INTRODUCTION: Liver × receptors (LXRs) are members of the nuclear receptor family of ligand-dependent transcription factors and have established functions as regulators of cholesterol, glucose, and fatty acid metabolism and inflammatory responses. Published reports of anti-proliferative effects of synthetic LXR ligands on breast, prostate, ovarian, lung, skin, and colorectal cancer cells suggest that LXRs are potential targets in cancer prevention and treatment.
METHODS: To further determine the effects of LXR ligands and identify their potential mechanisms of action in breast cancer cells, we carried out microarray analysis of gene expression in four breast cancer cell lines following treatments with the synthetic LXR ligand GW3965. Differentially expressed genes were further subjected to gene ontology and pathway analyses, and their expression profiles and associations with disease parameters and outcomes were examined in clinical samples. Response of E2F target genes were validated by real-time PCR, and the posited role of E2F2 in breast cancer cell proliferation was tested by RNA interference experiments.
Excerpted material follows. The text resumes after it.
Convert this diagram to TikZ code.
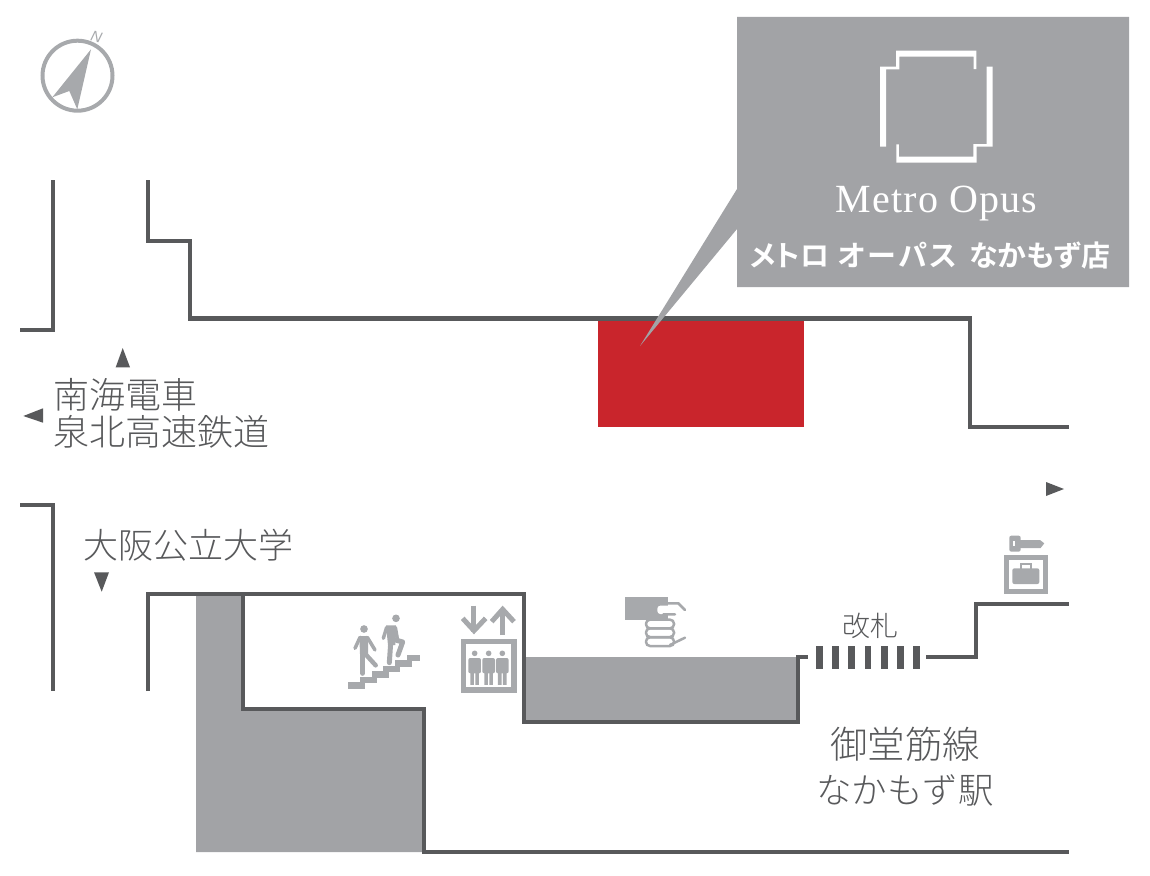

RESULTS: We observed cell line-specific transcriptional responses as well as a set of common responsive genes. In the common responsive gene set, upregulated genes tend to function in the known metabolic effects of LXR ligands and LXRs whereas the downregulated genes mostly include those which function in cell cycle regulation, DNA replication, and other cell proliferation-related processes. Transcription factor binding site analysis of the downregulated genes revealed an enrichment of E2F binding site sequence motifs. Correspondingly, E2F2 transcript levels are downregulated following LXR ligand treatment. Knockdown of E2F2 expression, similar to LXR ligand treatment, resulted in a significant disruption of estrogen receptor positive breast cancer cell proliferation. Ligand treatment also decreased E2F2 binding to cis-regulatory regions of target genes. Hierarchical clustering of breast cancer patients based on the expression profiles of the commonly downregulated LXR ligand-responsive genes showed a strong association of these genes with patient survival.
CONCLUSIONS: Taken together, these results indicate that LXR ligands target gene networks, including those regulated by E2F family members, are critical for tumor biology and disease progression and merit further consideration as potential agents in the prevention and treatment of breast cancers.